Tuesday, June 26, 2012

Joel Peter Witkin, Heaven or Hell, Bibliothèque Nationale

Joel Peter Witkin, Woman Once a Bird, 1990

Every one of Joel Peter Witkin’s images in Heaven or Hell is violent. These photographs are violent, disturbing, and I can see why they have a history of controversy in the United States. That said, however, they are also very clearly  critiquing, or at the very least, drawing attention to violent images of a different kind: all those media images that massacre and maim the body in the interests of political oppression and financial gain. Similarly, the way they are exhibited at the Bibliothèque Nationale together with other drawings from their collection, I wonder if the photographs were a commentary on the history of art that Witkin clearly draws on? While Rembrandt's women's bodies are voluptuous and rich, Witkins will be obese or painfully thin to the point where they are skeletal. What does this say about the representation of the body in Western art? 

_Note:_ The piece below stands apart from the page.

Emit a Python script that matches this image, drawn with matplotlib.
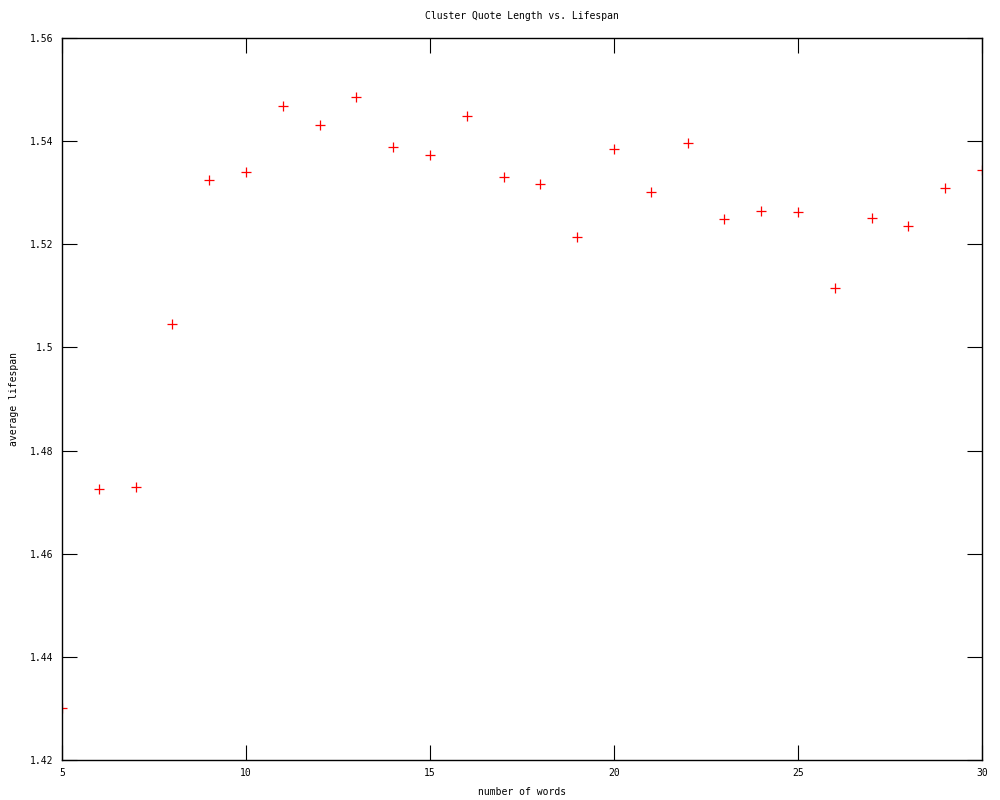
import matplotlib
matplotlib.use("Agg")
import matplotlib.pyplot as plt
import matplotlib.ticker as mticker

# ── Data ──────────────────────────────────────────────────────────────────────
words = [5, 6, 7, 8, 9, 10, 11, 12, 13, 14, 15, 16, 17,
         18, 19, 20, 21, 22, 23, 24, 25, 26, 27, 28, 29, 30]
lifespan = [1.4301, 1.4726, 1.4729, 1.5045, 1.5325, 1.5340, 1.5468, 1.5431,
            1.5486, 1.5389, 1.5373, 1.5449, 1.5330, 1.5317, 1.5214, 1.5385,
            1.5301, 1.5396, 1.5249, 1.5265, 1.5263, 1.5115, 1.5251, 1.5235,
            1.5309, 1.5344]

x_ticks = [5, 10, 15, 20, 25, 30]
y_ticks = [1.42, 1.44, 1.46, 1.48, 1.50, 1.52, 1.54, 1.56]

plt.rcParams.update({
    "font.family": "DejaVu Sans Mono",
    "font.size": 7,
})

fig = plt.figure(figsize=(10, 8), dpi=100)
ax = fig.add_axes([0.062, 0.05, 0.92, 0.9025])

ax.plot(words, lifespan, linestyle="none", marker="+", color="#ff0000",
        markersize=6.5, markeredgewidth=0.9, clip_on=True)

ax.set_xlim(5, 30)
ax.set_ylim(1.42, 1.56)
ax.set_xticks(x_ticks)
ax.set_yticks(y_ticks)
ax.yaxis.set_major_formatter(mticker.FormatStrFormatter("%g"))

for sp in ax.spines.values():
    sp.set_linewidth(1.0)
    sp.set_color("black")
ax.tick_params(direction="in", length=11, width=0.8, top=True, right=True,
               pad=6, labelsize=7)

ax.set_title("Cluster Quote Length vs. Lifespan", fontsize=7, pad=14)
ax.set_xlabel("number of words", fontsize=7, labelpad=6)
ax.set_ylabel("average lifespan", fontsize=7, labelpad=8)

fig.savefig("out.png", dpi=100)
plt.close(fig)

Joel Peter Witkin, Melvin Burkhart: Human Oddity (1985)
As a man hits a nail through his nostril or a figure sits with his or her wings broken off, we are reminded of the history of art that is referenced by the images, but simultaneously, as we look at these and other images of violated and distorted bodies, it’s impossible not to recall the wars, both real and represented that care little for the integrity of the human body.  And surely, though Witkin’s images may be more explicit, they are no more violent than the barrage of mass media images that verge on pornography as they penetrate our homes and our lives on a daily basis. Indeed, this reminder makes the photographs even more disturbing and confronting than they are already. Because for all their confrontation, the real crime is being committed elsewhere: if Witkin’s photographs are about death, destruction, war and the loss of humanity, the performative and ironic twist to these circus creatures ensures their morality is left intact, while the same might not be said of their mass media counterparts.
Joel Peter Witkin, Woman Breastfeeding an Ael, 1979

What I loved most about the freaks and geeks in Witkin’s photographs was that even when they were minus an arm, massacred, violated, scarred by torture, or had an instrument of torture attached to their genitals, they were proud, they were human, and they had a strange beauty. Always, they were made up for the camera, and happily parading on a stage. This gives them a status somewhere between genetic hiccups, circus freaks and fantastical creatures of the perverted unconscious. Because the photographs are stripped, scratched, bleached and chemically disfigured, the medium itself gives the images a resemblance to early daguerrotypes, and with that resemblance, all of the implications of staging and posing. Similarly, the photographs reminded me of Méliès films, mainly due to their element of the magical, but also of course, because of Méliès’ wont to disfigure, decapitate and disappear the body. Once again, the staged element is exaggerated by the reference to Méliès’ films. Like the early silent films, the magic in Witkin's photos is both created in the mise-en-scène and in the manipulation of the medium. Or, put another way, the “performance” is created for and before the camera. In addition, like Méliès’ films the violated and decapitated body is returned to the body of the photograph, here with the scratching and distressing of the image.

Also made overt in a very unique way is the  discourse on sexuality and gender. In all of the photographs gender is mutable or complex — women with penises, women without breasts, men with breasts and a whole pageant of figures who are neither and both men and women — but it’s rare to find any interactions between whole people in Witkin’s work. Nearly all of the figures are solitary, explorations of the isolation and desolation of the individual in this imagined world. 
Joel Peter Witkin, Studio of the Painter Courbet, 1990
The title, Heaven or Hell points up another set of complex ambiguities that confused my response to the photographs. All of them hover between representations of unconscious fears and desires, and playful satires on the history of art. Are they tragic or ironic? Fiction or fact? It’s difficult to tell. And by extension, I found myself not being quite sure of whether or not to be repulsed or amused, horrified or in empathy with the distorted, degenerate bodies. And even then, I watched my response incase it was not what the photographs were wanting of me. So as they wandered between S & M, pornography, the history of art, Greek mythological figures and even contemporary politics, and as I moved through the exhibition, I became increasingly at home with the otherwise deeply disturbing and confrontational images.